Directions - Copy each line in the data that includes the word "matplotlib".

★ ★ ★

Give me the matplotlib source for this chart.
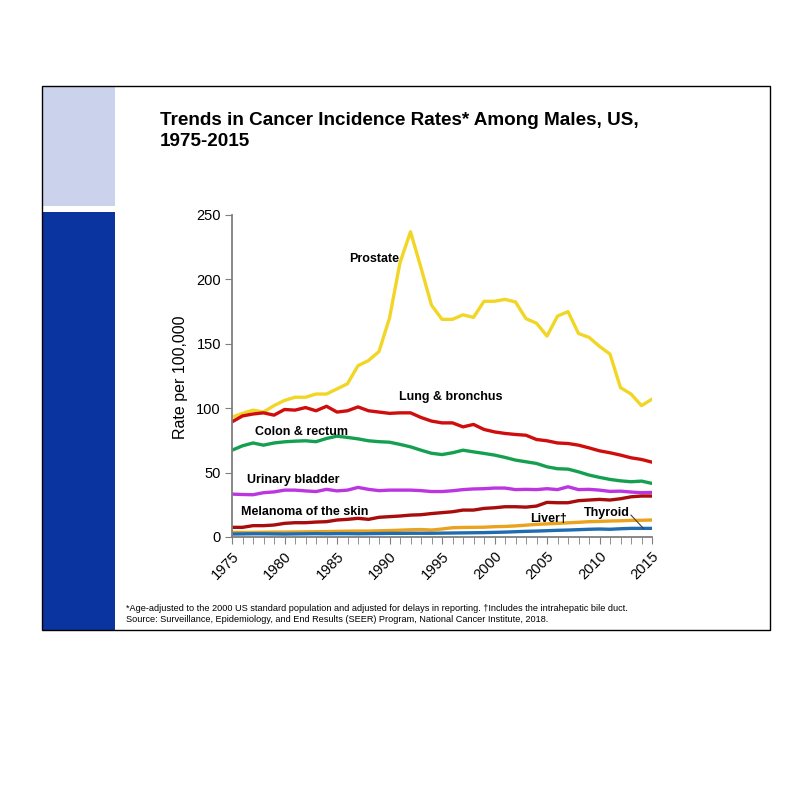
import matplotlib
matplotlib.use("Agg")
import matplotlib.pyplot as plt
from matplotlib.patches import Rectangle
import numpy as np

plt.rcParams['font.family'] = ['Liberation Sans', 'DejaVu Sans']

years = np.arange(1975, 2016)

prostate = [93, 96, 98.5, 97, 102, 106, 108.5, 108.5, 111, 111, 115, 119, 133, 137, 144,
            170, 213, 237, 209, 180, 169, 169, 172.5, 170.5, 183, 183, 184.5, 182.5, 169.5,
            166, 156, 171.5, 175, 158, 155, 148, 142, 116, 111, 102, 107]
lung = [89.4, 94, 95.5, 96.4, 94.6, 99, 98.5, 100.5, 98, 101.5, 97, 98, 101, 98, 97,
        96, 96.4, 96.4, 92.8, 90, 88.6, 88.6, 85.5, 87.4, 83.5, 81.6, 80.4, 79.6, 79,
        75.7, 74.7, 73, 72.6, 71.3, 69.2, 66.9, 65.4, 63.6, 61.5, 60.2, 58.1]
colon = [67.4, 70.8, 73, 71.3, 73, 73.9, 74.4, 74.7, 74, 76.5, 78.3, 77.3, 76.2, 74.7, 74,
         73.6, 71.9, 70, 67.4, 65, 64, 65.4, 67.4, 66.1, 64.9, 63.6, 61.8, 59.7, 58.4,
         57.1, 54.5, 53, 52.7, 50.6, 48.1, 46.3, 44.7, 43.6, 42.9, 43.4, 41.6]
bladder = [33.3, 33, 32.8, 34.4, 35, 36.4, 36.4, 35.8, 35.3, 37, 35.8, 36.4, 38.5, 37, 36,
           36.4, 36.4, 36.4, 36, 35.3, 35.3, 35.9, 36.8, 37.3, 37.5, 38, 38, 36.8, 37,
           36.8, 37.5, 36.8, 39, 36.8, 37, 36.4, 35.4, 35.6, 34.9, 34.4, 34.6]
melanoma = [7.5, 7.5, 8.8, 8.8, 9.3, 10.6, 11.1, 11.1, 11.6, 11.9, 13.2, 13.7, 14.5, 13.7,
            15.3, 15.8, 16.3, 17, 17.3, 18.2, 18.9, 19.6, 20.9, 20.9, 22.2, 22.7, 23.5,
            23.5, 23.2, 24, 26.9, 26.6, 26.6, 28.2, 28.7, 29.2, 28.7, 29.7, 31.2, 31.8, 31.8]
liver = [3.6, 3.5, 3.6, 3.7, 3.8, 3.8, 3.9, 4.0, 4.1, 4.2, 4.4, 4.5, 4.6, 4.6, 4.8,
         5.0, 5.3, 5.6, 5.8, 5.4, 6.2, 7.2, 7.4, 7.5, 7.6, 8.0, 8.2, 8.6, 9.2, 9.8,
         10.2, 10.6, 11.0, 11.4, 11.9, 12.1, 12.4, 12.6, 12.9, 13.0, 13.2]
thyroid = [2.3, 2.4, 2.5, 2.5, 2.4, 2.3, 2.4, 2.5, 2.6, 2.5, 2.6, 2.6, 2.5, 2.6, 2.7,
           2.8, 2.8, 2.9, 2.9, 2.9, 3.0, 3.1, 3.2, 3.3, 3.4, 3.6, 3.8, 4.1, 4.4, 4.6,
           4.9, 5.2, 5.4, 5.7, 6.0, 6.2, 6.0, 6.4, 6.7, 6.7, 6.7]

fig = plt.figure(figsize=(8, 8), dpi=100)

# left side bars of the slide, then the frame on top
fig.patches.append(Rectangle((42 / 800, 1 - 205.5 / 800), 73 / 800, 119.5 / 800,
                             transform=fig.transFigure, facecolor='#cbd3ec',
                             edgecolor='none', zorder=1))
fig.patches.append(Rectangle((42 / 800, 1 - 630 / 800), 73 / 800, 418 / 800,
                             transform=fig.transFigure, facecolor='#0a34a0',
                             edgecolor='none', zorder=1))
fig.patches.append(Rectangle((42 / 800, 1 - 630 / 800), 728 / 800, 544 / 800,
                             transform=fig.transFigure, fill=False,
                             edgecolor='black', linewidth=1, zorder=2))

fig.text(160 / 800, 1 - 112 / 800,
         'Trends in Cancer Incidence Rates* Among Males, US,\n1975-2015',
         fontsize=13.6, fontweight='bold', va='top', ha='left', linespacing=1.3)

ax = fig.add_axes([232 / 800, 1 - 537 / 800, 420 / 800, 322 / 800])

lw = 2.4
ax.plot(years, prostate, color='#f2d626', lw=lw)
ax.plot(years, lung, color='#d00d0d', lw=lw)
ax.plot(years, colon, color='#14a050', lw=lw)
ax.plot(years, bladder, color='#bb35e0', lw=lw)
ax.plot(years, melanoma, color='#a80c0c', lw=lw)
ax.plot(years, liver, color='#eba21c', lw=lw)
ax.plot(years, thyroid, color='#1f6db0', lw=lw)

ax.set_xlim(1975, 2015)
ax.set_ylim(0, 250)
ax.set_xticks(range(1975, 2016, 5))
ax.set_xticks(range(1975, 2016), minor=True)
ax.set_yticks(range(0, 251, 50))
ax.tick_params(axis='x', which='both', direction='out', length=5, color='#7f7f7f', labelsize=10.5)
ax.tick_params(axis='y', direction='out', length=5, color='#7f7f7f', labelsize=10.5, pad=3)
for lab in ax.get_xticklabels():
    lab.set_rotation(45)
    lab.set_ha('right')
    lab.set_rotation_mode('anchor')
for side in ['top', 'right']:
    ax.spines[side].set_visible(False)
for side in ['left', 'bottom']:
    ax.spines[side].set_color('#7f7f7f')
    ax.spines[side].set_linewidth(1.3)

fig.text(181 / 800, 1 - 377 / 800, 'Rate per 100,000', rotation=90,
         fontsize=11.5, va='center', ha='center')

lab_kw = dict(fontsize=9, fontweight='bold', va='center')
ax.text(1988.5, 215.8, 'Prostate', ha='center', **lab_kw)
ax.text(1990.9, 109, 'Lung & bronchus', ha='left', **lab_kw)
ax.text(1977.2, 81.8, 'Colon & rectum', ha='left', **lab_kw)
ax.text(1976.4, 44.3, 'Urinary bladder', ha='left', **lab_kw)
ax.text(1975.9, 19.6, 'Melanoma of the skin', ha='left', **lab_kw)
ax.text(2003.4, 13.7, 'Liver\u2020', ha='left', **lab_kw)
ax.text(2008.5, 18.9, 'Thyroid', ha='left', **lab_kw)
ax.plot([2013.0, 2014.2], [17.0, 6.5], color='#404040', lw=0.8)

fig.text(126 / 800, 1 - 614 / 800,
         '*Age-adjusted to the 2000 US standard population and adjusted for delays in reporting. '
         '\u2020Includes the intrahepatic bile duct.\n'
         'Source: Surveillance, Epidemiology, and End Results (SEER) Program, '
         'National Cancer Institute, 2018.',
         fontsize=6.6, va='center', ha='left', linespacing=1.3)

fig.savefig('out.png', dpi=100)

★ ★ ★

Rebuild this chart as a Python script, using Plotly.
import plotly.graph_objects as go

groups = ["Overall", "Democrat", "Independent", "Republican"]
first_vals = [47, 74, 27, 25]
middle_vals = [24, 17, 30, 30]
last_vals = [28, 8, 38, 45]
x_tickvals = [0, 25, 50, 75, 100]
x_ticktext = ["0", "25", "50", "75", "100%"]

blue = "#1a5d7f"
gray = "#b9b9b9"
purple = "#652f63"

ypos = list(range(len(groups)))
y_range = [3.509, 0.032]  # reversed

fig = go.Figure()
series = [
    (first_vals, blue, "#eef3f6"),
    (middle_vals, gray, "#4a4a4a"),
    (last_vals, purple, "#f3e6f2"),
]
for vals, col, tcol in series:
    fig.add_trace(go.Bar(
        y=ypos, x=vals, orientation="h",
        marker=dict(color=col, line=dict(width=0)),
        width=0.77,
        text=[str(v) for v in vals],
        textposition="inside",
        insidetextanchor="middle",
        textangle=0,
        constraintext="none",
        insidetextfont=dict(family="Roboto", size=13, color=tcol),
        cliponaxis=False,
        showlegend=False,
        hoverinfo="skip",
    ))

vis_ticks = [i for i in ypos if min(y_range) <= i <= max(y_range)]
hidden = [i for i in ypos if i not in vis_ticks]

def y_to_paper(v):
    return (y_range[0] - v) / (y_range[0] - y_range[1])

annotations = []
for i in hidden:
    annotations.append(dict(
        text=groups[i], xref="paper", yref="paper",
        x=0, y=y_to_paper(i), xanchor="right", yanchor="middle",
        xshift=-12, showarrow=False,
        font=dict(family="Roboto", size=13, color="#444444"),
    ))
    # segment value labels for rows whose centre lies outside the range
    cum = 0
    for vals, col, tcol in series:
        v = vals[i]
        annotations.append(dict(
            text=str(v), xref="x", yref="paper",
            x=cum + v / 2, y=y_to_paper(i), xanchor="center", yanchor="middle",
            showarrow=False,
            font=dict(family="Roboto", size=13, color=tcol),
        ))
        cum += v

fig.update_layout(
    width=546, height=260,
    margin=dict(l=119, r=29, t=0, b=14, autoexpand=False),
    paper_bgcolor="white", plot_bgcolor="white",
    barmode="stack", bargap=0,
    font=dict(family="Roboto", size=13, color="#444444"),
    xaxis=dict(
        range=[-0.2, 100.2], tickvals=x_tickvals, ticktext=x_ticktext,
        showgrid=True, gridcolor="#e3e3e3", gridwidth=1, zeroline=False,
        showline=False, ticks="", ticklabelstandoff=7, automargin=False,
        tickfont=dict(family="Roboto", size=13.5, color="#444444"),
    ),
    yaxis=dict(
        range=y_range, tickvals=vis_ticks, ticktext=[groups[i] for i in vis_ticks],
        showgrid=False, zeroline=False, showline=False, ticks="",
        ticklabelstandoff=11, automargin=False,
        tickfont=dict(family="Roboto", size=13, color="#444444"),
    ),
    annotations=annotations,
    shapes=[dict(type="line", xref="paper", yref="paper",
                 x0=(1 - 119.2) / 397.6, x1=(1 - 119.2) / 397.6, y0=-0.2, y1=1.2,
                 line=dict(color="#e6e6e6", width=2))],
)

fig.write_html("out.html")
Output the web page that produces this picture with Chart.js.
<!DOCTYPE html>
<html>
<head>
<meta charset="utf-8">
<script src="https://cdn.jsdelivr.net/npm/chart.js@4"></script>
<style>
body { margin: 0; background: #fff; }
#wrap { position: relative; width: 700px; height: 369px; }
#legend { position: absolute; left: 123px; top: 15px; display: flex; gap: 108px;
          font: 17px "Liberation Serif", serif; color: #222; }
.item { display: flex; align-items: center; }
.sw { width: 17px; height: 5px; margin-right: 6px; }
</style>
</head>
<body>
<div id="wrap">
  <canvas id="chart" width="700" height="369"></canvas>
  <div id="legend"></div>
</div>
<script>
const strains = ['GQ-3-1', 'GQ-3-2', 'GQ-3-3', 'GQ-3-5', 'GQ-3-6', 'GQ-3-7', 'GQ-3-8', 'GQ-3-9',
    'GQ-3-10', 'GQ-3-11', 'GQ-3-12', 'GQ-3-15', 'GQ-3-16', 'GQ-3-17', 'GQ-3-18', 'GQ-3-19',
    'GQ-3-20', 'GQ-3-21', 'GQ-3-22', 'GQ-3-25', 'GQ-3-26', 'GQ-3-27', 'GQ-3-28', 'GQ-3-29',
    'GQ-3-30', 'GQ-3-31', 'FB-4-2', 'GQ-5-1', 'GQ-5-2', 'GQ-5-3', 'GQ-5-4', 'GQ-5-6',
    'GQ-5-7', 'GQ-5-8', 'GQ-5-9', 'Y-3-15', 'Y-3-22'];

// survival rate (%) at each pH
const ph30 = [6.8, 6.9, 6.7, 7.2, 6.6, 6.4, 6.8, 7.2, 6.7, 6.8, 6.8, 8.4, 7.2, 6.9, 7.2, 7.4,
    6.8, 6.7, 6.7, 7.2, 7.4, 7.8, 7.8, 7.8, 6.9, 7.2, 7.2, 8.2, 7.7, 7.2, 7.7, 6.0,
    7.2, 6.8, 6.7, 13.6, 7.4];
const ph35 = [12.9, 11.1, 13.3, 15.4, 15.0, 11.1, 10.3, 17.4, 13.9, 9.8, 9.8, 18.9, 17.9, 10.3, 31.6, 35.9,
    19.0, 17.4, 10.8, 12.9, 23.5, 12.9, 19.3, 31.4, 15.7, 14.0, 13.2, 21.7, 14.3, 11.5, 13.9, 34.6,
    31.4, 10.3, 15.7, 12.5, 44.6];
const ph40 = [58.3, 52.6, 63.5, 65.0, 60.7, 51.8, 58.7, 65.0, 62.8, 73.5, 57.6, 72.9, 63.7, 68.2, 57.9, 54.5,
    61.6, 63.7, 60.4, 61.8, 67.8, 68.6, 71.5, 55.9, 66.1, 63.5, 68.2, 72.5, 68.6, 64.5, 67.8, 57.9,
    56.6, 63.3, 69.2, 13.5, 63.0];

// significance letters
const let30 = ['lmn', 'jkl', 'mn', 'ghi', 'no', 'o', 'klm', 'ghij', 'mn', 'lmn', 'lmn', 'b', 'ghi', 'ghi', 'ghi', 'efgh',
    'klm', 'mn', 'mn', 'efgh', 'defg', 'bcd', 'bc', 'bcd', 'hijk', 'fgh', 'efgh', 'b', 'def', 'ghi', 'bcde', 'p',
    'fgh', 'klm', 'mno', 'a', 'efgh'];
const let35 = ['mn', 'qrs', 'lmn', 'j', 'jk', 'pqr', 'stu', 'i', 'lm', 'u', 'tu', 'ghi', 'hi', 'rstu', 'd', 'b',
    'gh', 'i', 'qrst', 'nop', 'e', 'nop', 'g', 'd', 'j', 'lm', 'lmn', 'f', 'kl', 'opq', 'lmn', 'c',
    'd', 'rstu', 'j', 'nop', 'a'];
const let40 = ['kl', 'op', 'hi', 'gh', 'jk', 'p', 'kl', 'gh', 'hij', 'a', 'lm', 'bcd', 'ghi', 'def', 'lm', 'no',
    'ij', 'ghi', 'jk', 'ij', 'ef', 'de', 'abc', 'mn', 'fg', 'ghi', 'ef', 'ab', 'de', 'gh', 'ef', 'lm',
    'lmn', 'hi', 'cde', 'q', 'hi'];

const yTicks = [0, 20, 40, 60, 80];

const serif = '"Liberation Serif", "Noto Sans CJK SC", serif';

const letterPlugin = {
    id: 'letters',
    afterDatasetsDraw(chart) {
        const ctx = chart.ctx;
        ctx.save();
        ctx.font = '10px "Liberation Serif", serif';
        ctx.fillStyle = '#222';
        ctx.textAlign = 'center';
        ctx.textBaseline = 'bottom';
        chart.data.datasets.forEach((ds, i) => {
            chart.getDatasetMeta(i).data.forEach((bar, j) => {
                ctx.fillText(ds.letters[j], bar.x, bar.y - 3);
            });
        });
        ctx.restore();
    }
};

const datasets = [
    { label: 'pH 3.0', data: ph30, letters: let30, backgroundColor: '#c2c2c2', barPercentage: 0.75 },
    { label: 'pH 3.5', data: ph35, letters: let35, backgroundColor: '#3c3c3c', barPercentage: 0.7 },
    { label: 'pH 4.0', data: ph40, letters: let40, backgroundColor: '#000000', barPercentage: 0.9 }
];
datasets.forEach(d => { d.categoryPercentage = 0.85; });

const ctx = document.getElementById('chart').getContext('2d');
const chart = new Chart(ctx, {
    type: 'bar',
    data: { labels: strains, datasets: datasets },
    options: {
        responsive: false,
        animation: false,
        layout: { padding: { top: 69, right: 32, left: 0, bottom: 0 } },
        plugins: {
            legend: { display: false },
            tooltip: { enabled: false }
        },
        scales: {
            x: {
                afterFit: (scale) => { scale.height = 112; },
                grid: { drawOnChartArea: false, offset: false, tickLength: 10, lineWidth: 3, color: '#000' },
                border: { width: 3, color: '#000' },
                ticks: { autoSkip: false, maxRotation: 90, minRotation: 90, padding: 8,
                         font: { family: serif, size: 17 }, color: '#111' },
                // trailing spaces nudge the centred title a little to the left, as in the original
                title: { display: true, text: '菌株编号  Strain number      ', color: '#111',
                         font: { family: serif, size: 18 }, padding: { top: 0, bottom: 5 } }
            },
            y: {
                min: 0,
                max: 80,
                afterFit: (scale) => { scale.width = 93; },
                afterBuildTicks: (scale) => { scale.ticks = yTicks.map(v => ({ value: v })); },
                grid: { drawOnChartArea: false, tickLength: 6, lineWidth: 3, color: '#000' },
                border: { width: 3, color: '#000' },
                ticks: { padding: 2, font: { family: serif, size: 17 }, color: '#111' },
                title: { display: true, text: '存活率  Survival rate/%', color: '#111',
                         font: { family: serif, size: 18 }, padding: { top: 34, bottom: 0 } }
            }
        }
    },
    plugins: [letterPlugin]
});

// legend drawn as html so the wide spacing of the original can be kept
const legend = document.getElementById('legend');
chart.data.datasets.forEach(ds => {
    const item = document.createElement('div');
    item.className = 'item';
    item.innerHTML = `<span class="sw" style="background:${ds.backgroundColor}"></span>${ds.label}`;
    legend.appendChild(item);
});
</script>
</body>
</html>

★ ★ ★

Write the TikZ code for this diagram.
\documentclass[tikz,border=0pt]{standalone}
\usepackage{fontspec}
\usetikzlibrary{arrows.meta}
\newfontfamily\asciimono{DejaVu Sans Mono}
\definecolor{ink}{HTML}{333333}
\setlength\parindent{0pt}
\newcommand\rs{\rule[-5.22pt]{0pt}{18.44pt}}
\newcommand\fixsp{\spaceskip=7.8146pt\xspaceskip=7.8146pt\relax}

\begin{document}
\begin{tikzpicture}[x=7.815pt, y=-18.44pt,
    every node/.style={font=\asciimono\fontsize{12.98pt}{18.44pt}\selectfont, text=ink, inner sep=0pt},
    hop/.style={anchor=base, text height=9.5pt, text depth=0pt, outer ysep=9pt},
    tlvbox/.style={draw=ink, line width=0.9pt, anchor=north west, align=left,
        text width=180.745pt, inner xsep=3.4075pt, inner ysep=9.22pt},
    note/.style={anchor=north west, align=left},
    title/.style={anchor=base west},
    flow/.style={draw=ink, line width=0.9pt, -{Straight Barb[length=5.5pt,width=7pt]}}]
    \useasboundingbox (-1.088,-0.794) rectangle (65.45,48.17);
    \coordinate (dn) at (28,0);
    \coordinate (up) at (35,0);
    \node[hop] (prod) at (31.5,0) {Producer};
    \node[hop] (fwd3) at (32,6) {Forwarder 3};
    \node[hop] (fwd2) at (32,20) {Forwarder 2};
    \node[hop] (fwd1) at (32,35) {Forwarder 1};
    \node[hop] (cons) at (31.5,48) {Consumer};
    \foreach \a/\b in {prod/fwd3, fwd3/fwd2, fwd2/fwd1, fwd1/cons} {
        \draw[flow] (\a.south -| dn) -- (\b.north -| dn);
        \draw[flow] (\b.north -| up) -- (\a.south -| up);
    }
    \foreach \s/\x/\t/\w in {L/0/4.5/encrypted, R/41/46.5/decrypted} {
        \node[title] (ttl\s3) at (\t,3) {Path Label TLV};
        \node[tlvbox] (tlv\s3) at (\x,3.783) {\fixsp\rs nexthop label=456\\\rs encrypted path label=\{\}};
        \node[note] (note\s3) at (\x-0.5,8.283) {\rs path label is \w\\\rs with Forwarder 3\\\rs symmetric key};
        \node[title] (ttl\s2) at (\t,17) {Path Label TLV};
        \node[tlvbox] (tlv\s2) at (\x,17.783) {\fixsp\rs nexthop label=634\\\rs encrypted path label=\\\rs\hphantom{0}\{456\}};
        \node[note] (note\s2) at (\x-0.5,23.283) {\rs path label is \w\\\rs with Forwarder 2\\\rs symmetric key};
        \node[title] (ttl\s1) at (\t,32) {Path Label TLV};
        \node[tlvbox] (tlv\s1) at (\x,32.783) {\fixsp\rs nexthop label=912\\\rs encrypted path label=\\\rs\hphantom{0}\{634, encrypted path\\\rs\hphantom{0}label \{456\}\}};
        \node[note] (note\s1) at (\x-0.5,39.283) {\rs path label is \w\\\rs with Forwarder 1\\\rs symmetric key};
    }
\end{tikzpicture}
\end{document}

★ ★ ★

Finished exercise -
Give me the matplotlib source for this chart.
import matplotlib
matplotlib.use("Agg")
import matplotlib.pyplot as plt
from matplotlib.patches import Rectangle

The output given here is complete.